NUHW Representative Files Suit Against SEIU Workplace Bullies for Assault and Battery
October 15th, 2012
This is the second legal challenge SEIU partisans have faced this year for bullying political dissidents. In August, a California government agency released an official complaint against SEIU-UHW for engaging in “menacing and abusive behavior” toward homecare workers in Fresno who supported NUHW. (To hear homecare workers describe these incidents themselves, watch this video.)
Kaiser workers see the same pattern of behavior by SEIU agents and stewards every day.
Ever since SEIU-UHW negotiated a union contract with Kaiser Permanente full of cuts to benefits and job security protections for 45,000 caregivers, SEIU members have been organizing to leave their union and join NUHW, which represents several thousand Kaiser workers statewide. SEIU-UHW has responded by launching a relentless communications campaign designed to vilify NUHW, its leaders and its supporters, and by training SEIU loyalists to isolate, harass and intimidate Kaiser workers who publicly support NUHW.
Kaiser management has a special relationship with SEIU-UHW in which the employer promotes the union publicly as a “partner” of the corporation while SEIU officers assist Kaiser by using their political relationships to market the HMO’s services and by allowing cuts to workers’ benefits to help Kaiser’s profitability. Many employees consider the “partnership” comparable to the relationships between employers and company-dominated unions in authoritarian countries like China.

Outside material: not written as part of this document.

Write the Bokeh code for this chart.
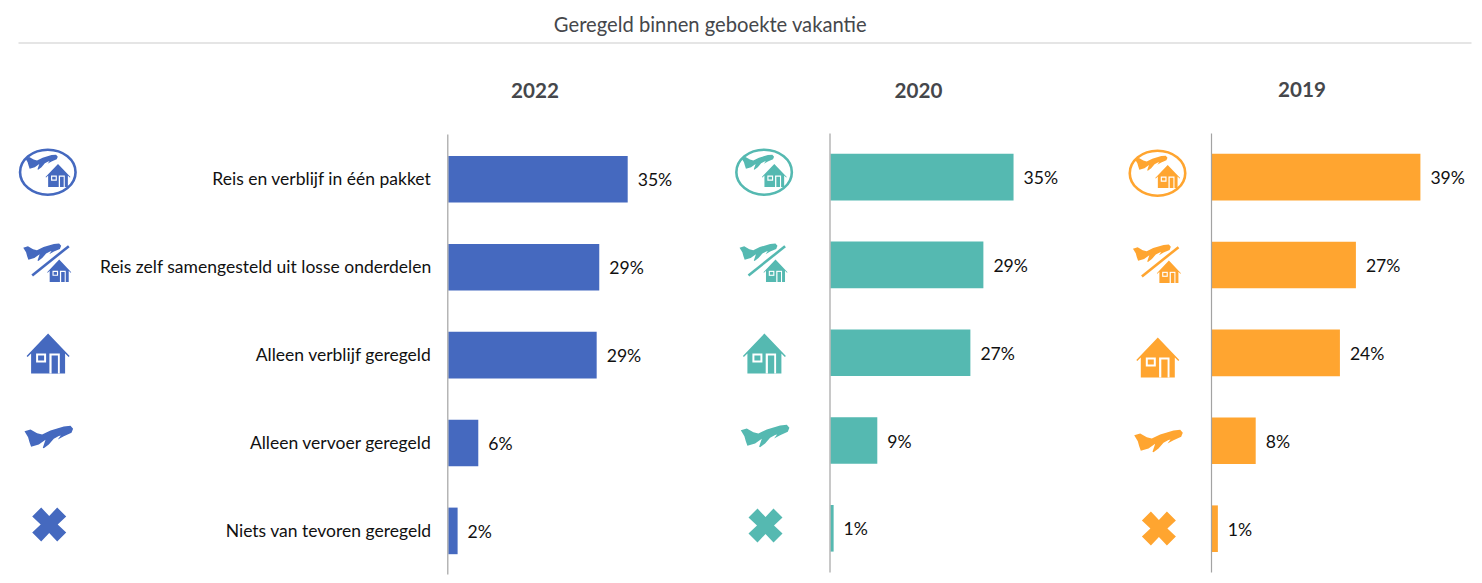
from bokeh.plotting import figure
from bokeh.models import Range1d
from bokeh.core.properties import value
from bokeh.embed import file_html
from bokeh.resources import INLINE

chart_title = "Geregeld binnen geboekte vakantie"
categories = ["Reis en verblijf in één pakket", "Reis zelf samengesteld uit losse onderdelen",
              "Alleen verblijf geregeld", "Alleen vervoer geregeld", "Niets van tevoren geregeld"]
years = ["2022", "2020", "2019"]
values_2022 = [34.7, 29.2, 28.7, 5.8, 1.8]
values_2020 = [35.2, 29.4, 26.9, 9.0, 0.6]
values_2019 = [39.1, 27.0, 24.0, 8.2, 1.1]
labels_2022 = ["35%", "29%", "29%", "6%", "2%"]
labels_2020 = ["35%", "29%", "27%", "9%", "1%"]
labels_2019 = ["39%", "27%", "24%", "8%", "1%"]
colors = ["#4569BF", "#55B9B1", "#FFA530"]

# page-pixel space of the canvas (image coordinates)
W, H = 1474, 575
X0, X1, Y0, Y1 = 0, W, 0, H

p = figure(width=W, height=H, x_range=Range1d(X0, X1), y_range=Range1d(Y1, Y0),
           output_backend="svg", toolbar_location=None, min_border=0,
           x_axis_location=None, y_axis_location=None, outline_line_color=None,
           background_fill_color="white", border_fill_color="white")
p.grid.visible = False

FONT = value("Lato")

p.text([710], [23.5], text=[chart_title], text_font=FONT, text_font_size="20.2px", text_color="#45474b",
       text_align="center", text_baseline="middle")
p.segment([18], [42.5], [1471], [42.5], line_color="#dcdcdc", line_width=1.5)

# plane / house / cross outlines, in local units around each icon's centre
PLANE = [(-24.3, -5.3), (-18.3, -7), (-11.7, -3.3), (-6.7, -2), (1.7, -6), (15, -10), (21.7, -10.7),
         (24.3, -7.7), (22.7, -3.7), (15, -0.3), (9, 3), (12, -1), (10, -0.5), (5, 2.3), (0, 8), (-5, 11.7),
         (-6, 11.3), (-3.3, 3.3), (-10, 8), (-17.7, 10.3), (-19.3, 5.7), (-20.7, 0.7)]
HOUSE = [(0, -20), (21.5, 2.5), (20.5, 3.5), (17, 0), (17, 20), (-17, 20), (-17, 0), (-20.5, 3.5), (-21.5, 2.5)]
WIN_OUT = [(-12, 0), (-2, 0), (-2, 9), (-12, 9)]
WIN_IN = [(-10, 2), (-4, 2), (-4, 7), (-10, 7)]
DOOR_OUT = [(1.3, 0), (11.7, 0), (11.7, 20), (1.3, 20)]
DOOR_IN = [(3.5, 2), (9.8, 2), (9.8, 20), (3.5, 20)]
CROSS = [(-17, -8), (-8, -17), (0, -8.5), (8, -17), (17, -8), (8.5, 0), (17, 8), (8, 17), (0, 8.5),
         (-8, 17), (-17, 8), (-8.5, 0)]


def shape(pts, cx, cy, s, color):
    p.patch([cx + s * a for a, _ in pts], [cy + s * b for _, b in pts], fill_color=color, line_color=None)


def plane(cx, cy, s, color):
    shape(PLANE, cx, cy, s, color)


def house(cx, cy, s, color):
    shape(HOUSE, cx, cy, s, color)
    shape(WIN_OUT, cx, cy, s, "white")
    shape(WIN_IN, cx, cy, s, color)
    shape(DOOR_OUT, cx, cy, s, "white")
    shape(DOOR_IN, cx, cy, s, color)


panels = [
    dict(year=years[0], vals=values_2022, labs=labels_2022, color=colors[0], axis=447.8, scale=5.17,
         row0=178.8, step=87.9, year_x=534.5, year_y=90, line=(134, 574), ix=47.3, dy=(0, 0, 0, 0, 0)),
    dict(year=years[1], vals=values_2020, labs=labels_2020, color=colors[1], axis=830.0, scale=5.2,
         row0=176.6, step=87.8, year_x=918, year_y=90, line=(133, 572), ix=763.6, dy=(0, 0, 0, -1, 1)),
    dict(year=years[2], vals=values_2019, labs=labels_2019, color=colors[2], axis=1211.5, scale=5.33,
         row0=176.6, step=87.9, year_x=1301.5, year_y=89, line=(133, 572), ix=1157, dy=(1, 1, 4, 4, 4)),
]

for i, P in enumerate(panels):
    xn, yn = f"x{i}", f"y{i}"
    p.extra_x_ranges[xn] = Range1d((X0 - P["axis"]) / P["scale"], (X1 - P["axis"]) / P["scale"])
    p.extra_y_ranges[yn] = Range1d((Y1 - P["row0"]) / P["step"], (Y0 - P["row0"]) / P["step"])
    rows = list(range(len(categories)))
    p.hbar(y=rows, left=[0] * 5, right=P["vals"], height=46.6 / P["step"], fill_color=P["color"],
           line_color=None, x_range_name=xn, y_range_name=yn)
    p.text(P["vals"], rows, text=P["labs"], x_offset=10, y_offset=0.5, text_font=FONT, text_font_size="17.6px",
           text_color="#111111", text_align="left", text_baseline="middle", x_range_name=xn, y_range_name=yn)
    p.segment([P["axis"] - 0.5], [P["line"][0]], [P["axis"] - 0.5], [P["line"][1]], line_color="#a3a3a3", line_width=1.2)
    p.text([P["year_x"]], [P["year_y"]], text=[P["year"]], text_font=FONT, text_font_size="20.6px",
           text_font_style="bold", text_color="#45474b", text_align="center", text_baseline="middle")

    c, ix, dy = P["color"], P["ix"], P["dy"]
    p.ellipse([ix], [171.7 + dy[0]], width=[55.5], height=[45], fill_color="white", line_color=c, line_width=2.6)
    plane(ix - 6.3, 161.3 + dy[0], 0.67, c)
    house(ix + 10.2, 175 + dy[0], 0.58, c)
    plane(ix - 5.6, 251.3 + dy[1], 0.78, c)
    p.segment([ix - 15.6], [275 + dy[1]], [ix + 21], [245.7 + dy[1]], line_color=c, line_width=2.6)
    house(ix + 11.4, 270.3 + dy[1], 0.56, c)
    house(ix + 0.3, 353 + dy[2], 1, c)
    plane(ix + 1, 436 + dy[3], 1, c)
    shape(CROSS, ix + 1.4, 524 + dy[4], 1, c)

# category labels belong to the first panel's rows
p.text([431] * 5, list(range(5)), text=categories, y_offset=-0.5, text_font=FONT, text_font_size="17.5px",
       text_color="#111111", text_align="right", text_baseline="middle", y_range_name="y0")

open("out.html", "w").write(file_html(p, INLINE))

“There is no bigger workplace bully than SEIU,” said Sal Rosselli, President of NUHW. “SEIU has made workplace bullying to silence dissenting voices into a high art form. Harassment, intimidation and even physical assault are among SEIU’s go-to tactics to repress the political speech of those who challenge their philosophy of colluding with employers and selling workers short to expand their resources and power. If SEIU is serious about stopping workplace bullying, they can begin by looking in the mirror.”
Under California’s Bane Act, it is illegal to intimidate or threaten violence against an individual in order to impede him or her from exercising his or her constitutional right to freely associate. Under the state’s Ralph Act, individuals have the right to be free of violence or the threat of violence based upon their position in a labor dispute.